DESCRIPTION OF THE TASK
Write only the number of lines holding the string "chart".

MATERIAL FOR THIS TASK
%%

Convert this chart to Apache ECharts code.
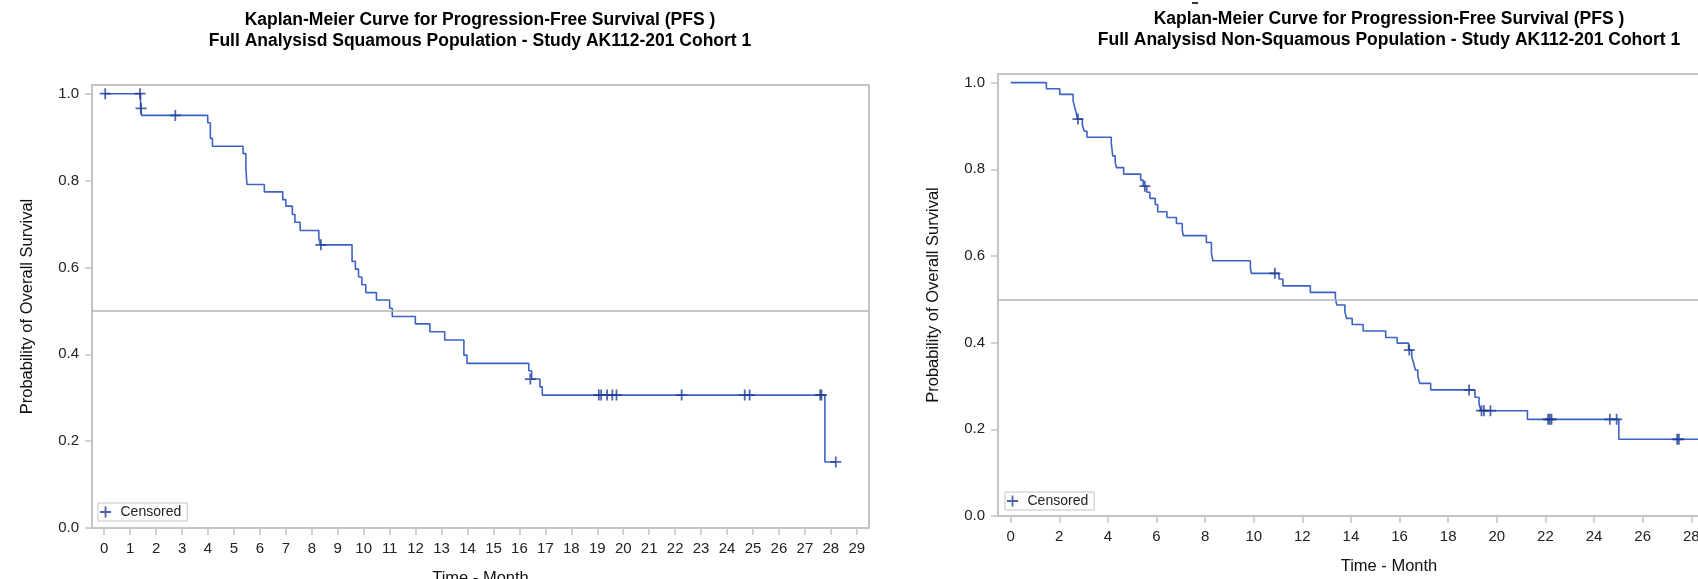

%%
%%

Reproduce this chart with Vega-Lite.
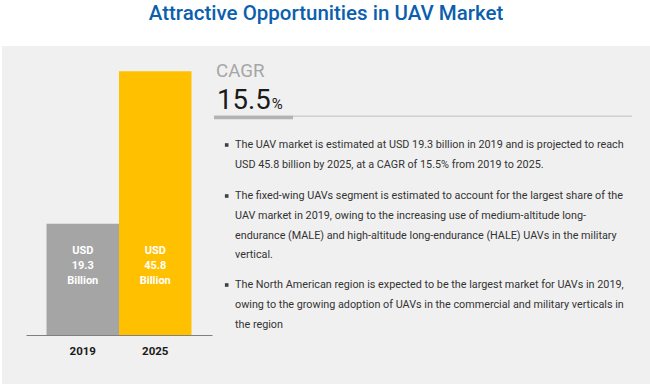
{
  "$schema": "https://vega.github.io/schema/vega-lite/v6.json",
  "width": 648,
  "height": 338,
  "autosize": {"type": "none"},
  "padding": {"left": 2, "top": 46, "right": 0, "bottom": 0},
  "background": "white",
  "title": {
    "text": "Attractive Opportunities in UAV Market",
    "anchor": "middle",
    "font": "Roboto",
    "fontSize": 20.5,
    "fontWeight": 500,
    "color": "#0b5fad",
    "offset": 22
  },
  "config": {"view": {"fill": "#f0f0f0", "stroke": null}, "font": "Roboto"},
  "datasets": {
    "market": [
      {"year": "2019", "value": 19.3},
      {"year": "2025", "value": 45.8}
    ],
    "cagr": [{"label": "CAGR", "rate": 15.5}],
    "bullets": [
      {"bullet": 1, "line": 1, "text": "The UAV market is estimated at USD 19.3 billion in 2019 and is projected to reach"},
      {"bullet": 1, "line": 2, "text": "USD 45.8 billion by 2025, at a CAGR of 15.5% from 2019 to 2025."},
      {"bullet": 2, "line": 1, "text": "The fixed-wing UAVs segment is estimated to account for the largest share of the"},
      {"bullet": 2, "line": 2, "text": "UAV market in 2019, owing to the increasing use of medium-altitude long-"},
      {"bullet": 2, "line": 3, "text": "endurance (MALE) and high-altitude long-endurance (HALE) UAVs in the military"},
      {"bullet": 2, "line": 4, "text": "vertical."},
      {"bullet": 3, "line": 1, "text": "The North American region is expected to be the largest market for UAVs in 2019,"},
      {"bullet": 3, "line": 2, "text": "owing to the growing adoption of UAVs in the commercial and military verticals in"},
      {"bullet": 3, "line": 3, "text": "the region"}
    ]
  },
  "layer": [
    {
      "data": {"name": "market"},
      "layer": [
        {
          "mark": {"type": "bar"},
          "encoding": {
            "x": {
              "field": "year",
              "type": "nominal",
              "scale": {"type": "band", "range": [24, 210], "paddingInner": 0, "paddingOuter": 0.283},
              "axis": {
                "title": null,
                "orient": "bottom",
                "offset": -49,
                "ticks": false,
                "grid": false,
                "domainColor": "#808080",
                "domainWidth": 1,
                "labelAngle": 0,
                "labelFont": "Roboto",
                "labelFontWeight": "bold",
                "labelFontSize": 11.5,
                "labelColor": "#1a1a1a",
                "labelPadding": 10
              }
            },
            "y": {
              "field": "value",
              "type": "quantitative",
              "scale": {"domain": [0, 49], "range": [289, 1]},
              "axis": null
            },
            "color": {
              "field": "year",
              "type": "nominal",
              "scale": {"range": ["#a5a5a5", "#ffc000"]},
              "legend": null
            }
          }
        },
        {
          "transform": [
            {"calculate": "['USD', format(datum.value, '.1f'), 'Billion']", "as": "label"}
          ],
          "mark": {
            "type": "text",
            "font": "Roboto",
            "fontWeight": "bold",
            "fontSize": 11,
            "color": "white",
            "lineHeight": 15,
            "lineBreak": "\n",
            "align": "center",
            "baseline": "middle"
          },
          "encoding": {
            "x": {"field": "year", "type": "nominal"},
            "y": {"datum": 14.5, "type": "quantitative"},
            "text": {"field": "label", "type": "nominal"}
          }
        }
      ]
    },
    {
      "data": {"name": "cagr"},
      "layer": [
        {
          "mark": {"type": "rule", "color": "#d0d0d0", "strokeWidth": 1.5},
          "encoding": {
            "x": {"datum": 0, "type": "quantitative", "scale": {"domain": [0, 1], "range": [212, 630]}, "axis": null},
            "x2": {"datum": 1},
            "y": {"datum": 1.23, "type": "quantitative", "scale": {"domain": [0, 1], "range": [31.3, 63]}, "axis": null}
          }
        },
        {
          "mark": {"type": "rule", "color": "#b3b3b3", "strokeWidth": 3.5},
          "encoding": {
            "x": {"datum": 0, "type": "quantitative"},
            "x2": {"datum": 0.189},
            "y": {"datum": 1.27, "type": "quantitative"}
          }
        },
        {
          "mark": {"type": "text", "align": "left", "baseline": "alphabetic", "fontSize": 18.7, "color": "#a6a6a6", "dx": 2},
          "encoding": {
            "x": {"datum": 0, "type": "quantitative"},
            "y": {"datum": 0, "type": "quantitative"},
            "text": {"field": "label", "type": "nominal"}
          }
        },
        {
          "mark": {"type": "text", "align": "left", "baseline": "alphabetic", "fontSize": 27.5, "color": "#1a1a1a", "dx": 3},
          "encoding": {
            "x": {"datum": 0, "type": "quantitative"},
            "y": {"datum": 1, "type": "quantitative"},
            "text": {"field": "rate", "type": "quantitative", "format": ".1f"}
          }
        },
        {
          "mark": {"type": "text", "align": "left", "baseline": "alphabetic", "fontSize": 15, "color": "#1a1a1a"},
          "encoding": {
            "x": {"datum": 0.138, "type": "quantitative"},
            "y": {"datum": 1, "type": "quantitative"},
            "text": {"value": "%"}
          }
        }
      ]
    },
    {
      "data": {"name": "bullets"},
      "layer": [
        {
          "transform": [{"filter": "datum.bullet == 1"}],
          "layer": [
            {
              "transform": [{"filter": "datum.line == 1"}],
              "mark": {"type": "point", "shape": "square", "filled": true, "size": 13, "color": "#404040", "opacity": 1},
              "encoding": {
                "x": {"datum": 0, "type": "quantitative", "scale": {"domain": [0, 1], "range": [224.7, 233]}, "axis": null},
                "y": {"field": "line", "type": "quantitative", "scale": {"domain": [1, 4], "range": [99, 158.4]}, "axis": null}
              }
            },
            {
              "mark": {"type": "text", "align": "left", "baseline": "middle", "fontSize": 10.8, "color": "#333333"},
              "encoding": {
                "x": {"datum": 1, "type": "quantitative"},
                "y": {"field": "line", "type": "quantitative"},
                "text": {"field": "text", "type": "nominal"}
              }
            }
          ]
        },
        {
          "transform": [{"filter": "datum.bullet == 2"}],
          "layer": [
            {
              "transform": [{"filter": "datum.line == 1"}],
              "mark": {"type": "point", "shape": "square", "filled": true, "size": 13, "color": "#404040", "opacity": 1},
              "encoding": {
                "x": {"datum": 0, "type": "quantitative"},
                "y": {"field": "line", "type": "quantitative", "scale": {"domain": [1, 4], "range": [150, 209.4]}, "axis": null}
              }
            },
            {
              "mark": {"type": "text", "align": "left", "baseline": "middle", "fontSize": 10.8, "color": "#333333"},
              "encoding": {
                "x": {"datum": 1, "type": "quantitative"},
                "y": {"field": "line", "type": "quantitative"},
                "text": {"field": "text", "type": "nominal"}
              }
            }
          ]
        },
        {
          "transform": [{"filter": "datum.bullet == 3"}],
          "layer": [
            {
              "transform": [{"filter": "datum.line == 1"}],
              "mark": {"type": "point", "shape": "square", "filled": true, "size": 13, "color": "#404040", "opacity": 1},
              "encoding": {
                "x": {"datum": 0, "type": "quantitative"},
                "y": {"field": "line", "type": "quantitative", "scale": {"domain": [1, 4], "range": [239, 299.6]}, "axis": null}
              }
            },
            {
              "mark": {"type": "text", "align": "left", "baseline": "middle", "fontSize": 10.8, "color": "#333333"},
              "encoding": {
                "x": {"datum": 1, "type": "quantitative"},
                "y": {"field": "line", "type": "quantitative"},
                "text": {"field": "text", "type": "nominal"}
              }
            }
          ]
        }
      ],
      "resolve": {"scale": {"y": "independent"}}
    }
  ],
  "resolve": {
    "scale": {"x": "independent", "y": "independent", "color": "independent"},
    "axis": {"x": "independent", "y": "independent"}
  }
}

%%

RIGHT ANSWER
2